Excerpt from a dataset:
>>

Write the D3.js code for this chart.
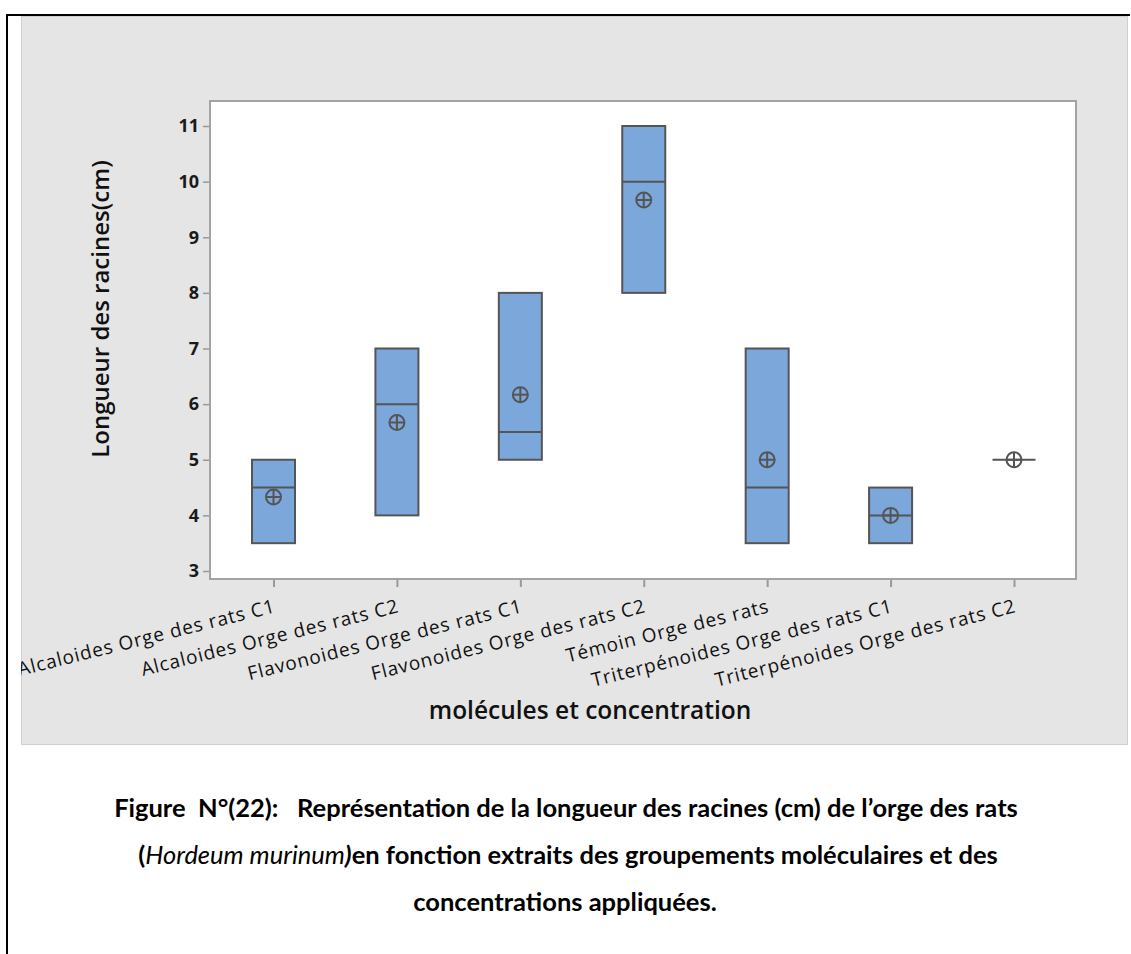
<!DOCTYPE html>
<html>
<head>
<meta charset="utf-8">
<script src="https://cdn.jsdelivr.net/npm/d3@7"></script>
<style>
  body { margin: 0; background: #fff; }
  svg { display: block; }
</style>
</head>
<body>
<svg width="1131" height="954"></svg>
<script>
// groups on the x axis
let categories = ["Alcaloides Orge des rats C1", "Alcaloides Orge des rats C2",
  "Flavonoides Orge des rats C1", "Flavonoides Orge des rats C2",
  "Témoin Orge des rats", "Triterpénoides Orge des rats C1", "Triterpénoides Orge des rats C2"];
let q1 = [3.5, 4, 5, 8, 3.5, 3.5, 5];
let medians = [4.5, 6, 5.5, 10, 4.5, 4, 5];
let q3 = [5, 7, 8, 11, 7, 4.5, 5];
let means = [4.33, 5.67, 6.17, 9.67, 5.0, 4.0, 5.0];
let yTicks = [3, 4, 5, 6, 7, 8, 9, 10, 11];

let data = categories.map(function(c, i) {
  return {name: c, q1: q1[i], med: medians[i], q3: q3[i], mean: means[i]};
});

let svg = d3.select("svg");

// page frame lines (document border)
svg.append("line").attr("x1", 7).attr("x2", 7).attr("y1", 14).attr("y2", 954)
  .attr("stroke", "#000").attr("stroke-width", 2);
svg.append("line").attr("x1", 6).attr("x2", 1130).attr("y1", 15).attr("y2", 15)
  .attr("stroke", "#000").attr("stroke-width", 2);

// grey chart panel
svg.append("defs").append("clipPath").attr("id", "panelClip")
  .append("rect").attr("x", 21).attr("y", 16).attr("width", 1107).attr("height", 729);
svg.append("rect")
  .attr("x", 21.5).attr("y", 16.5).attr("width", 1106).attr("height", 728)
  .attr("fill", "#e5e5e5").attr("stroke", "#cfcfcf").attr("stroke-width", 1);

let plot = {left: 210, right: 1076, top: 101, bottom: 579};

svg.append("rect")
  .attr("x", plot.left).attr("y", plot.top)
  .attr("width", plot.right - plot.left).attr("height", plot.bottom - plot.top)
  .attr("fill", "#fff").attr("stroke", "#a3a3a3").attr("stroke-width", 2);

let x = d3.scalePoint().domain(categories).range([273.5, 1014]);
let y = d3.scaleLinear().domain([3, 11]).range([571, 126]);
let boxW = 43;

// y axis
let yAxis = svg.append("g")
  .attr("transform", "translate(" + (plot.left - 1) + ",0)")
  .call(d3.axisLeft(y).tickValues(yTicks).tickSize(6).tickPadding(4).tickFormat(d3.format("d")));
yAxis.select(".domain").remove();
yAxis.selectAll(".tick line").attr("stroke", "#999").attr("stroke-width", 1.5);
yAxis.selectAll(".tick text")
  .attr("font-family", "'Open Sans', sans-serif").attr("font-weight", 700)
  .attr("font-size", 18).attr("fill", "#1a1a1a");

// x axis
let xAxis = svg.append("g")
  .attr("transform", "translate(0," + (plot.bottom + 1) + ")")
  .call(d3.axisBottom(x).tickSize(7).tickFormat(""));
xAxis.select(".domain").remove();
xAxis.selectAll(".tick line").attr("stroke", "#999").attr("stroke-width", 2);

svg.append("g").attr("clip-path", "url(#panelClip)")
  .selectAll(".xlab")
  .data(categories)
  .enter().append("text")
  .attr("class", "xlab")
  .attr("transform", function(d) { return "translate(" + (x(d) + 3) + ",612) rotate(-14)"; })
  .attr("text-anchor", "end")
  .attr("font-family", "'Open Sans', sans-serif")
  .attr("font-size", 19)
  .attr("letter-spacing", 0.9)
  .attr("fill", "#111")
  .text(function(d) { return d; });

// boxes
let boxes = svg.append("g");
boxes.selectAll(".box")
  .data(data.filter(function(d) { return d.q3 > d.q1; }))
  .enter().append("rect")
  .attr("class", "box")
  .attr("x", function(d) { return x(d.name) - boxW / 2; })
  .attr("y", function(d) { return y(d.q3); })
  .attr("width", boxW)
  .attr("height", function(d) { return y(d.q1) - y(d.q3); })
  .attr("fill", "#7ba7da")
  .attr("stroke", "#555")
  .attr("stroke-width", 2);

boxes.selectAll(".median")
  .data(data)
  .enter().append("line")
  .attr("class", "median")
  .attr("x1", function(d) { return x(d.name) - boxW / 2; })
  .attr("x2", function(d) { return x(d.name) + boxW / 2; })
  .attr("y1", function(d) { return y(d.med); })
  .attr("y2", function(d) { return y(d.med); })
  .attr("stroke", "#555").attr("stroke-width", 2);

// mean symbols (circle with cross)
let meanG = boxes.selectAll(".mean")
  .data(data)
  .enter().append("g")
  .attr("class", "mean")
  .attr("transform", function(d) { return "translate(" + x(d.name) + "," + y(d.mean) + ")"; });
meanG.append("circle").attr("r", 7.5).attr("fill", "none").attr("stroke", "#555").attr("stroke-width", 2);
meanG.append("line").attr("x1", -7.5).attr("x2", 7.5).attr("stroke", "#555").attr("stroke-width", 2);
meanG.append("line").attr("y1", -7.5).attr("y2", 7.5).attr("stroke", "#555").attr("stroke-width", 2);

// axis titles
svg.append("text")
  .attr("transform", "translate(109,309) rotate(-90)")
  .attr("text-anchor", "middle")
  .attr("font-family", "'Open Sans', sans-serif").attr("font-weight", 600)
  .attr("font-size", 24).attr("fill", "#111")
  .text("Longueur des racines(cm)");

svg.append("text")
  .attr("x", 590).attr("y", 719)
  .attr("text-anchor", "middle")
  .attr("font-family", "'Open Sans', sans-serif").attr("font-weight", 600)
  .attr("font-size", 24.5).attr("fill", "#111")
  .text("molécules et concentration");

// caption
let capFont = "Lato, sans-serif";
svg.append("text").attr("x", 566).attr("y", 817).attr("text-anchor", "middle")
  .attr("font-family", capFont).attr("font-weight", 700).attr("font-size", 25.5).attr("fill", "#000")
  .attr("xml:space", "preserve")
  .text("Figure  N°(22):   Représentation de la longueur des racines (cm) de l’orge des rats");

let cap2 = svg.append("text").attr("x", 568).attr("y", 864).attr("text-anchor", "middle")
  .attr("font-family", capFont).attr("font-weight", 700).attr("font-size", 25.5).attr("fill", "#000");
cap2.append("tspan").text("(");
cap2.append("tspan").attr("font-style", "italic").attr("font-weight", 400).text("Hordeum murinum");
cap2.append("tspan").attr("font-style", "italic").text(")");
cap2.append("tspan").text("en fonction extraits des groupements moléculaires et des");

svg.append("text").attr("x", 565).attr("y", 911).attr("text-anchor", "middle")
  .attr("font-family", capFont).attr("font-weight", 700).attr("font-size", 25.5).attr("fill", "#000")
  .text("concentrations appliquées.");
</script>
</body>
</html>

<<
>>

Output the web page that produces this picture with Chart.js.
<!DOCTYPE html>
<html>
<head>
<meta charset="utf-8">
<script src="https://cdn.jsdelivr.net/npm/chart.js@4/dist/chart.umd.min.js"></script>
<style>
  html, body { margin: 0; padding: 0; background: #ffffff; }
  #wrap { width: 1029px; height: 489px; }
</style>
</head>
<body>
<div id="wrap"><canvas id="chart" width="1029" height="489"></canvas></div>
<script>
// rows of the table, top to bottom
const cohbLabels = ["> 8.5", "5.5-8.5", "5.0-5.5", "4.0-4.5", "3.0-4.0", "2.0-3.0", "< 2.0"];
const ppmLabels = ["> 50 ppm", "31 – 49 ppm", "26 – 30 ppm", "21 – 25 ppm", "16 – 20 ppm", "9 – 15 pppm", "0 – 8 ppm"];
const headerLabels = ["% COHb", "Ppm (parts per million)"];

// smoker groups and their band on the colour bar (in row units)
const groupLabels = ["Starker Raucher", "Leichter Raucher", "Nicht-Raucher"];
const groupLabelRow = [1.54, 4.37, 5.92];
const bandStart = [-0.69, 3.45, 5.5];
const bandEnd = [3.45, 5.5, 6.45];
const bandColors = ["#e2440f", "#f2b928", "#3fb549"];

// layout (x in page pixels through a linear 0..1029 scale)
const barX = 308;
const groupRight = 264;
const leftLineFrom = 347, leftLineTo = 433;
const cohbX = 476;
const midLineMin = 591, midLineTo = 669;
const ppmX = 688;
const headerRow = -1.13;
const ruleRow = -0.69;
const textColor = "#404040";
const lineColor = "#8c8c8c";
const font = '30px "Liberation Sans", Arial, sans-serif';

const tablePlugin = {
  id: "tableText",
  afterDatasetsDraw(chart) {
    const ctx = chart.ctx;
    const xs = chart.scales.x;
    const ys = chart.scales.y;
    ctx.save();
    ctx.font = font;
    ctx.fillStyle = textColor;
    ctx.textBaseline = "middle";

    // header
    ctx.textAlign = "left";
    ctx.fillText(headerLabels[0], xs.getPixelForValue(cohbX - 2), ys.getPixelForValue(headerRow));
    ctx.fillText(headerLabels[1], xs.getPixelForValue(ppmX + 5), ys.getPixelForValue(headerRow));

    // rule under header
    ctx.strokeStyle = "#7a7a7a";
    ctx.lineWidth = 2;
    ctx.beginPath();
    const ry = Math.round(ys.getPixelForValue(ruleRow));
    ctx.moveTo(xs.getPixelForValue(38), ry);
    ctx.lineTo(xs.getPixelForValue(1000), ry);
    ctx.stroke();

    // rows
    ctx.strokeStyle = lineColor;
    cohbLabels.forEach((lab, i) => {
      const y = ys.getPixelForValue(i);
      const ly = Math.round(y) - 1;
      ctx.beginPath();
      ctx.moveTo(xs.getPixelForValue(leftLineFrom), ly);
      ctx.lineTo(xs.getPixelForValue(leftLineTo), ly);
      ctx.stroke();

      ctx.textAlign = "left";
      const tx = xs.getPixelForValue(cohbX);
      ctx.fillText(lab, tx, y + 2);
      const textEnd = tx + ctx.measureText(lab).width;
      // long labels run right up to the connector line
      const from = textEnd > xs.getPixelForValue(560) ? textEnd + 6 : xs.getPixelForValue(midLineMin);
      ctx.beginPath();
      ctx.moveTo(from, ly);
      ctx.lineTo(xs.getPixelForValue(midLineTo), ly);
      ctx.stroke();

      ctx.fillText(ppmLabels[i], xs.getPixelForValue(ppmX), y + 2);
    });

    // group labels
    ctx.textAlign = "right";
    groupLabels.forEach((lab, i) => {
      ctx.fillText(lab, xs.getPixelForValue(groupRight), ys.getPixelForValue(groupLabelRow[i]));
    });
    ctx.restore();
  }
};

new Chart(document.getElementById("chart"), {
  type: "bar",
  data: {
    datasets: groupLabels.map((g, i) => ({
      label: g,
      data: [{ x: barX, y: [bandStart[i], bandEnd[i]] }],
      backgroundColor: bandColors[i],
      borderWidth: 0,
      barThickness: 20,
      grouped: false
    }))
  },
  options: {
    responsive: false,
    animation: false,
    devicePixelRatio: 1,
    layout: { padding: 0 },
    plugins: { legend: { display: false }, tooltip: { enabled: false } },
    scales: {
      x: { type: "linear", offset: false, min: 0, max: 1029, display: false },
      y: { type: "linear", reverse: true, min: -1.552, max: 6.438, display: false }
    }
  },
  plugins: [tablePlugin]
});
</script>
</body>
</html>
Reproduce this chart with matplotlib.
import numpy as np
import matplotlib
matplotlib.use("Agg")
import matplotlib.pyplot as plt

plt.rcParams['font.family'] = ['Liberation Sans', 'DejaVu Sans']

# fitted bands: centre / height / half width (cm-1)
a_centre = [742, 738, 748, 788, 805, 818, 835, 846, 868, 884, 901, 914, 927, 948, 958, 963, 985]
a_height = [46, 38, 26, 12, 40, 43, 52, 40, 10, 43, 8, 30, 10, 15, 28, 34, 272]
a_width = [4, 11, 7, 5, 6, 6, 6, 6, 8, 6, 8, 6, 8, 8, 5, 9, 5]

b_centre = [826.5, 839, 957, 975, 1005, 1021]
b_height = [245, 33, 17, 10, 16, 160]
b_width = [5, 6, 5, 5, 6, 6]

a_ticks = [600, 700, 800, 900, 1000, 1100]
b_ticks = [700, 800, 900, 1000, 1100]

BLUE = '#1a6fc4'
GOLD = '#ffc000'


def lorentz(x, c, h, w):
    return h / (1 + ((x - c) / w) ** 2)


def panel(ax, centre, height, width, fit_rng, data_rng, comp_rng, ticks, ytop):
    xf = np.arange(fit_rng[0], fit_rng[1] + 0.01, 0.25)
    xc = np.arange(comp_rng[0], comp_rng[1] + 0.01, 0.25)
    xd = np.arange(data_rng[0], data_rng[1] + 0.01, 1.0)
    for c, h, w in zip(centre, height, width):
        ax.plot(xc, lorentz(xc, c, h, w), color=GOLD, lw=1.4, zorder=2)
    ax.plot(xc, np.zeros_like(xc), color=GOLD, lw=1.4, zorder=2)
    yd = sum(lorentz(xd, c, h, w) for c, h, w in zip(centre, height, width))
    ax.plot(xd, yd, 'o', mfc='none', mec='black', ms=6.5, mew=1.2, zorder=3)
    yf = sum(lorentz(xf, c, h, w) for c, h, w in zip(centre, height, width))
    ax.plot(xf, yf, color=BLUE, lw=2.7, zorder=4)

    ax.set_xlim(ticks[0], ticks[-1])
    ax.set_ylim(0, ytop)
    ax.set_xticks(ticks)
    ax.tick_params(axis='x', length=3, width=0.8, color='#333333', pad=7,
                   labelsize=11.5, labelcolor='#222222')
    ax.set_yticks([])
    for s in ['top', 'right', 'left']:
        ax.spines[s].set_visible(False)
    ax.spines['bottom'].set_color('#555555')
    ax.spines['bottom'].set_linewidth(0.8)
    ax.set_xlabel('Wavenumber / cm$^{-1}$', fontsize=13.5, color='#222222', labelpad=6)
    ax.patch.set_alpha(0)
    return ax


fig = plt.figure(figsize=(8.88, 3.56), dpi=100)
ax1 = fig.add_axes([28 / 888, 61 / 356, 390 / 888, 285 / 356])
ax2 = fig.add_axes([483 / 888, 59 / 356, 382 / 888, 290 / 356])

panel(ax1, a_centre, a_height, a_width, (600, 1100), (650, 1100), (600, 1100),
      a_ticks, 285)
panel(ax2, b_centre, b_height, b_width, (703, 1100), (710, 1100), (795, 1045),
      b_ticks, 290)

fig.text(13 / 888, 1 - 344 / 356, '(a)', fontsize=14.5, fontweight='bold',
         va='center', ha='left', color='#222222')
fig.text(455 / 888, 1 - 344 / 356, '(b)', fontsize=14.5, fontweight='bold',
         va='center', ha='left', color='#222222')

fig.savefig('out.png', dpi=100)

<<

- **Do this**
Above this task is a listing with pictures in it. Retype only the lines from the one containing "Write the D3.js code for this chart." through the one containing "let boxW = 43;", both included, and not the pictures.

- **Written response**
Write the D3.js code for this chart.
<!DOCTYPE html>
<html>
<head>
<meta charset="utf-8">
<script src="https://cdn.jsdelivr.net/npm/d3@7"></script>
<style>
  body { margin: 0; background: #fff; }
  svg { display: block; }
</style>
</head>
<body>
<svg width="1131" height="954"></svg>
<script>
// groups on the x axis
let categories = ["Alcaloides Orge des rats C1", "Alcaloides Orge des rats C2",
  "Flavonoides Orge des rats C1", "Flavonoides Orge des rats C2",
  "Témoin Orge des rats", "Triterpénoides Orge des rats C1", "Triterpénoides Orge des rats C2"];
let q1 = [3.5, 4, 5, 8, 3.5, 3.5, 5];
let medians = [4.5, 6, 5.5, 10, 4.5, 4, 5];
let q3 = [5, 7, 8, 11, 7, 4.5, 5];
let means = [4.33, 5.67, 6.17, 9.67, 5.0, 4.0, 5.0];
let yTicks = [3, 4, 5, 6, 7, 8, 9, 10, 11];

let data = categories.map(function(c, i) {
  return {name: c, q1: q1[i], med: medians[i], q3: q3[i], mean: means[i]};
});

let svg = d3.select("svg");

// page frame lines (document border)
svg.append("line").attr("x1", 7).attr("x2", 7).attr("y1", 14).attr("y2", 954)
  .attr("stroke", "#000").attr("stroke-width", 2);
svg.append("line").attr("x1", 6).attr("x2", 1130).attr("y1", 15).attr("y2", 15)
  .attr("stroke", "#000").attr("stroke-width", 2);

// grey chart panel
svg.append("defs").append("clipPath").attr("id", "panelClip")
  .append("rect").attr("x", 21).attr("y", 16).attr("width", 1107).attr("height", 729);
svg.append("rect")
  .attr("x", 21.5).attr("y", 16.5).attr("width", 1106).attr("height", 728)
  .attr("fill", "#e5e5e5").attr("stroke", "#cfcfcf").attr("stroke-width", 1);

let plot = {left: 210, right: 1076, top: 101, bottom: 579};

svg.append("rect")
  .attr("x", plot.left).attr("y", plot.top)
  .attr("width", plot.right - plot.left).attr("height", plot.bottom - plot.top)
  .attr("fill", "#fff").attr("stroke", "#a3a3a3").attr("stroke-width", 2);

let x = d3.scalePoint().domain(categories).range([273.5, 1014]);
let y = d3.scaleLinear().domain([3, 11]).range([571, 126]);
let boxW = 43;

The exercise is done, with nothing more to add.